Amherst senior Olivia Feldman, who was Hyman’s research assistant on the project, said she was unsurprised by the results of the study; they validated her own experience touring colleges four years ago.
“When you take a tour—at least, when I took a tour—I really tried to imagine myself at the school. What you’re trying to do on a tour is not just examine the factors about the school that you could see online, but to really envision yourself there and get an impression of what life would be like there,” she said. “When I took a tour of a school and it was particularly rainy, that certainly affected my impression of what life would be like at the school, even if that’s sort of irrational … so it was really interesting to be able to examine whether that’s actually an empirical phenomenon.”
As the article notes, the weather is just one of many factors which can have an impact on prospective students’ choice:
the reasons that weather can affect tour participants could go beyond students simply disliking rain or heat. Extreme weather conditions can impact people’s moods, with heat causing heightened levels of irritability and trouble concentrating; that is to say, a student taking a tour in the heat might be more irked by other minor annoyances than they would have been on a nicer day.
And as the Dean of admission and financial aid at Amherst notes in relation to the findings:
“What happens when you point it out to students and families? Might they internalize that and say … ‘I should recognize my own perceptions here’?” he said. “And maybe that helps us out a little bit on a rainy day, that families might take an extra moment to say, ‘Did I really not like that college or was it because it was rainy? I might be one of those people they were talking about in that Amherst economics study.’”

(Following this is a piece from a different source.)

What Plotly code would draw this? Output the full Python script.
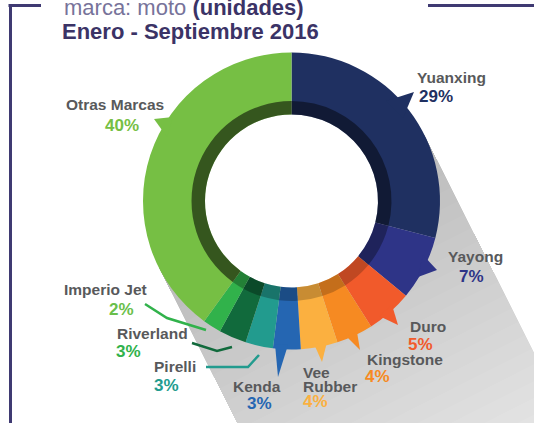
import numpy as np
import plotly.graph_objects as go

# ---------------- data ----------------
brands = ["Yuanxing", "Yayong", "Duro", "Kingstone", "Vee Rubber",
          "Kenda", "Pirelli", "Riverland", "Imperio Jet", "Otras Marcas"]
shares = [29, 7, 5, 4, 4, 3, 3, 3, 2, 40]
pct_labels = [f"{v}%" for v in shares]

title_line1 = "marca: moto"
title_unit = "(unidades)"
title_line2 = "Enero - Septiembre 2016"

# ---------------- style ----------------
slice_colors = ["#1f3061", "#2e3487", "#f15a2b", "#f68a22", "#fbb040",
                "#2566b2", "#229b8e", "#116a3c", "#31b24b", "#76bf44"]
band_alpha = [0.45, 0.32, 0.2, 0.2, 0.2, 0.25, 0.25, 0.3, 0.28, 0.55]
pct_colors = ["#1f3061", "#2e3487", "#f15a2b", "#f68a22", "#fbb040",
              "#2566b2", "#229b8e", "#31b24b", "#6abf4b", "#76bf44"]
name_color = "#58595b"
frame_color = "#3f3a72"

W, H = 534, 423
CX, CY = 291.5, 201.0
R_OUT, R_BAND, R_HOLE = 148.5, 100.0, 86.5

# label layout (pixel positions: left x, vertical centre)
label_pos = {
    "Yuanxing": ([(415, 77)], (417, 96)),
    "Yayong": ([(446, 256)], (457, 276)),
    "Duro": ([(408, 326)], (406, 344)),
    "Kingstone": ([(365, 359)], (363, 376.5)),
    "Vee Rubber": ([(301, 372), (301, 386)], (301, 401.5)),
    "Kenda": ([(231, 386)], (245, 403)),
    "Pirelli": ([(152, 366)], (152, 385)),
    "Riverland": ([(115, 333)], (114, 351)),
    "Imperio Jet": ([(62, 289)], (107, 309)),
    "Otras Marcas": ([(64, 104)], (103, 125.5)),
}

# callout pointers (decoration, pixel coords)
pointer_tris = {
    "Yuanxing": [(386, 101), (403, 118), (414, 92)],
    "Otras Marcas": [(173, 117), (167, 137), (154, 119)],
    "Yayong": [(423, 255), (418, 277), (437, 270)],
    "Duro": [(392, 305), (379, 316), (398, 325)],
    "Kingstone": [(357, 332), (346, 336), (360, 350)],
    "Vee Rubber": [(327, 342), (314, 344), (322, 362)],
    "Kenda": [(275, 344), (288, 345), (278, 377)],
}
pointer_lines = {
    "Imperio Jet": [(145, 304), (167, 318), (206, 330)],
    "Riverland": [(192, 343), (217, 351), (232, 347)],
    "Pirelli": [(206, 367), (248, 367), (259, 355)],
}


def px(x):
    return x / W


def py(y):
    return 1 - y / H


def path(points, close=True):
    s = "M " + " L ".join(f"{px(x):.5f},{py(y):.5f}" for x, y in points)
    return s + (" Z" if close else "")


fig = go.Figure()

dom_out = dict(x=[px(CX - R_OUT), px(CX + R_OUT)], y=[py(CY + R_OUT), py(CY - R_OUT)])
dom_band = dict(x=[px(CX - R_BAND), px(CX + R_BAND)], y=[py(CY + R_BAND), py(CY - R_BAND)])

fig.add_trace(go.Pie(
    labels=brands, values=shares, sort=False, direction="clockwise", rotation=0,
    hole=R_HOLE / R_OUT, domain=dom_out, textinfo="none", showlegend=False,
    marker=dict(colors=slice_colors, line=dict(width=0)),
    hoverinfo="label+percent",
))
fig.add_trace(go.Pie(
    labels=brands, values=shares, sort=False, direction="clockwise", rotation=0,
    hole=R_HOLE / R_BAND, domain=dom_band, textinfo="none", showlegend=False,
    marker=dict(colors=[f"rgba(0,0,0,{a})" for a in band_alpha], line=dict(width=0)),
    hoverinfo="skip",
))

shapes = []
# cast shadow (many faint layers for a soft fade)
d = np.array([0.45, 0.893])
d = d / np.linalg.norm(d)
n = np.array([d[1], -d[0]])
C = np.array([CX, CY])
T1 = C + R_OUT * n
T2 = C - R_OUT * n
for L in range(15, 520, 15):
    pts = [tuple(T1), tuple(T1 + L * d), tuple(T2 + L * d), tuple(T2)]
    shapes.append(dict(type="path", path=path(pts), xref="paper", yref="paper",
                       fillcolor="rgba(110,110,122,0.011)", line=dict(width=0), layer="below"))
# keep the hole white
rw = 95
shapes.append(dict(type="circle", xref="paper", yref="paper",
                   x0=px(CX - rw), x1=px(CX + rw), y0=py(CY + rw), y1=py(CY - rw),
                   fillcolor="white", line=dict(width=0), layer="below"))

# pointers
for b, pts in pointer_tris.items():
    col = slice_colors[brands.index(b)]
    shapes.append(dict(type="path", path=path(pts), xref="paper", yref="paper",
                       fillcolor=col, line=dict(width=0), layer="above"))
for b, pts in pointer_lines.items():
    col = slice_colors[brands.index(b)]
    shapes.append(dict(type="path", path=path(pts, close=False), xref="paper", yref="paper",
                       line=dict(color=col, width=2.5), layer="above"))

# frame
for x0, y0, x1, y1 in [(10.5, 4, 10.5, 430), (8.5, 5.4, 41, 5.4), (428, 5.4, 540, 5.4)]:
    shapes.append(dict(type="line", xref="paper", yref="paper",
                       x0=px(x0), y0=py(y0), x1=px(x1), y1=py(y1),
                       line=dict(color=frame_color, width=3), layer="above"))

annotations = []
FONT = "Liberation Sans, Arial, sans-serif"
annotations.append(dict(
    x=px(62), y=py(7.2), xref="paper", yref="paper", xanchor="left", yanchor="middle",
    showarrow=False,
    text=f"<span style='color:#77739a'>{title_line1}</span> <b>{title_unit}</b>",
    font=dict(family=FONT, size=22, color="#3b3366"),
))
annotations.append(dict(
    x=px(60), y=py(31.8), xref="paper", yref="paper", xanchor="left", yanchor="middle",
    showarrow=False, text=f"<b>{title_line2}</b>",
    font=dict(family=FONT, size=22, color="#3b3366"),
))

for i, b in enumerate(brands):
    name_pts, pct_pt = label_pos[b]
    lines = b.split(" ") if len(name_pts) > 1 else [b]
    for (x, y), t in zip(name_pts, lines):
        annotations.append(dict(x=px(x), y=py(y), xref="paper", yref="paper",
                                xanchor="left", yanchor="middle", showarrow=False,
                                text=f"<b>{t}</b>",
                                font=dict(family=FONT, size=15.5, color=name_color)))
    x, y = pct_pt
    annotations.append(dict(x=px(x), y=py(y), xref="paper", yref="paper",
                            xanchor="left", yanchor="middle", showarrow=False,
                            text=f"<b>{pct_labels[i]}</b>",
                            font=dict(family=FONT, size=17, color=pct_colors[i])))

fig.update_layout(
    width=W, height=H, margin=dict(l=0, r=0, t=0, b=0),
    paper_bgcolor="white", plot_bgcolor="white",
    shapes=shapes, annotations=annotations, showlegend=False,
)

fig.write_html("out.html", config={"displayModeBar": False},
               post_script="document.body.style.margin='0';document.body.style.overflow='hidden';")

Why does it always rain on me?
On reading the Inside HigherEd article I knew that I had previously heard of the topic before which sent me back to the 2010 Wonkhe piece. But it was good to see that the research quoted does refer to the earlier work:
The paper most similar to our own is Simonsohn (2010), which examines the effect of cloud cover during campus visits to an anonymous selective university by high school seniors who have already applied to the institution. The paper’s main finding is that cloudy weather increases the likelihood that students enroll in that institution. Simonsohn (2010) posits that worse weather (i.e., cloud cover) makes the institution more appealing, because students will spend a lot of time studying and prefer not to miss out on good weather.
But the author adds that their sample size was much larger and comments that
if the selected sample in Simonsohn (2010) are the most studious and dedicated students, then their positive reaction to cloud cover may not be representative of the average selective college applicant. Alternatively, our differing results could reflect changing applicant preferences over the last decade and a half.
It’s often said that the weather is one of the favourite topics of conversation for the British. On the basis that student recruitment teams in British universities are not wholly unrepresentative of the population at large we can safely assume they spend a decent amount of time talking about the weather. Now they have something really specific to consider too. Not that anyone can do very much about it.